Follow-ups and reaction


Loan disclosures touch nerve among blacks, bankers


By Bill Dedman, The Atlanta Journal-Constitution

Published May 8, 1988, Page B1

Copyright 1988, The Atlanta Journal-Constitution


Blacks prayed, planned, threatened.

Politicians formed a committee.

Bankers were angry and silent.

The fallout came from disclosures last week that metro Atlanta's banks and savings and loans rarely make home loans in black or integrated neighborhoods of any income. The lending patterns were detailed in "The Color of Money," a series of articles in The Atlanta Journal-Constitution.

The findings touched a nerve in Atlanta's black communities, from the poor to the elite.

Even before the series of articles was concluded, the City Council called a special session with heads of Atlanta's largest financial institutions.

"I want to hear from some of our banking friends and people at the savings and loans," said council President Marvin Arrington. "If we have a problem, if in fact what we read in the paper was true, how do we respond to it?"

The bankers sat grimly silent. They were surrounded by television cameras and a crowd of black and white protesters and black businessmen who said they had been turned down for loans.

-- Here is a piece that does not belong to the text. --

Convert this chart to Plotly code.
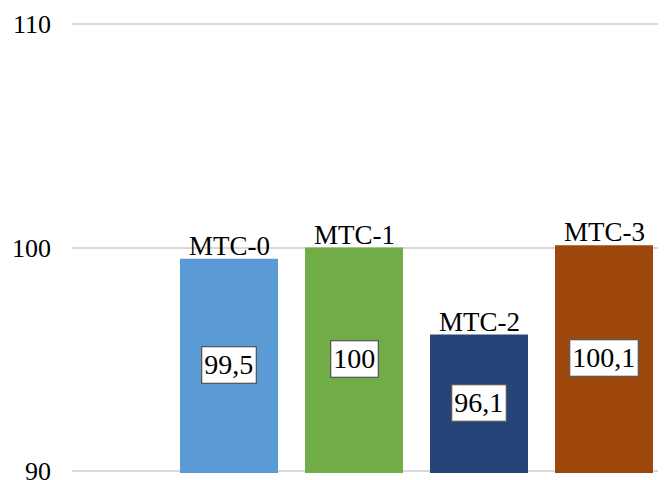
import plotly.graph_objects as go

categories = ["MTC-0", "MTC-1", "MTC-2", "MTC-3"]
values = [99.5, 100, 96.1, 100.1]
value_labels = ["99,5", "100", "96,1", "100,1"]
colors = ["#5B9BD5", "#70AD47", "#264478", "#9E480E"]
y_min, y_max = 90, 110
y_ticks = [90, 100, 110]

x_pos = list(range(len(categories)))

fig = go.Figure()
fig.add_trace(go.Bar(
    x=x_pos, y=values, marker=dict(color=colors, line=dict(width=0)),
    width=0.784, showlegend=False, hoverinfo="skip"
))

font_family = "Liberation Serif"
annotations = []
for xi, cat, v, lab in zip(x_pos, categories, values, value_labels):
    annotations.append(dict(
        x=xi, y=v, text=cat, showarrow=False, yanchor="bottom", yshift=-4,
        font=dict(family=font_family, size=27, color="black")
    ))
    annotations.append(dict(
        x=xi, y=(y_min + v) / 2, text=lab, showarrow=False,
        font=dict(family=font_family, size=28, color="black"),
        bgcolor="white", bordercolor="#595959", borderwidth=1.3, borderpad=2
    ))

fig.update_layout(
    width=666, height=480,
    margin=dict(l=72, r=8, t=22, b=7),
    paper_bgcolor="white", plot_bgcolor="white",
    annotations=annotations,
    xaxis=dict(range=[-1.256, 3.432], showgrid=False, showticklabels=False,
               zeroline=False, showline=False, fixedrange=True),
    yaxis=dict(range=[y_min - 0.1, y_max + 0.1], tickvals=y_ticks,
               showgrid=True, gridcolor="#D9D9D9", gridwidth=1.5,
               zeroline=False, showline=False, ticks="", automargin=False,
               ticklabelstandoff=20, ticklabeloverflow="allow",
               tickfont=dict(family=font_family, size=26, color="black")),
)

fig.write_html("out.html")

Two bankers spoke only when called upon: They said the loan figures apparently were correct, but they offered no explanations, no solutions.

"They're shell-shocked," said a business leader who serves on a bank board. "They see themselves as friends of the black community. They have one hell of a public relations problem."

Blacks were not silent.

Some blacks said they had always known they weren't getting their share of loans. Others said they were alarmed.

"I thought we had come much further along as a city and a region," said U.S. Rep. John Lewis.

Others were angry. Councilman Jabari Simama refused to eat at the City Council lunch with the bankers. "I don't think breaking bread together is appropriate at this particular point."

Arrington emphasized "a brotherly approach," forming an "action committee" headed by a banker. And he led the City Council in a prayer for divine forgiveness for the city and for black members of bank boards, and a blessing for James Fletcher, who owes a mortgage company $30,000 for a $5,000 loan after he was turned down by a bank.

Some said more than talk was needed. "Should we move our money out of banks and urge our membership to move the money out of the banks?" asked the Rev. Joe Beasley of Concerned Black Clergy. NAACP Regional Director Earl Shinhoster said that was a good idea.

City Councilman Bill Campbell said the city should reconsider where it puts taxpayers' money.

At the Capitol, several black representatives began to scribble on legal pads. One proposed a state review board where loan applicants could contest denials. The state banking commissioner said Georgia needs a law requiring banks to reinvest deposits in their communities.

"White people who live in the inner-city neighborhoods suffer from this,'' said Nan Orrock, a white legislator on the Southside.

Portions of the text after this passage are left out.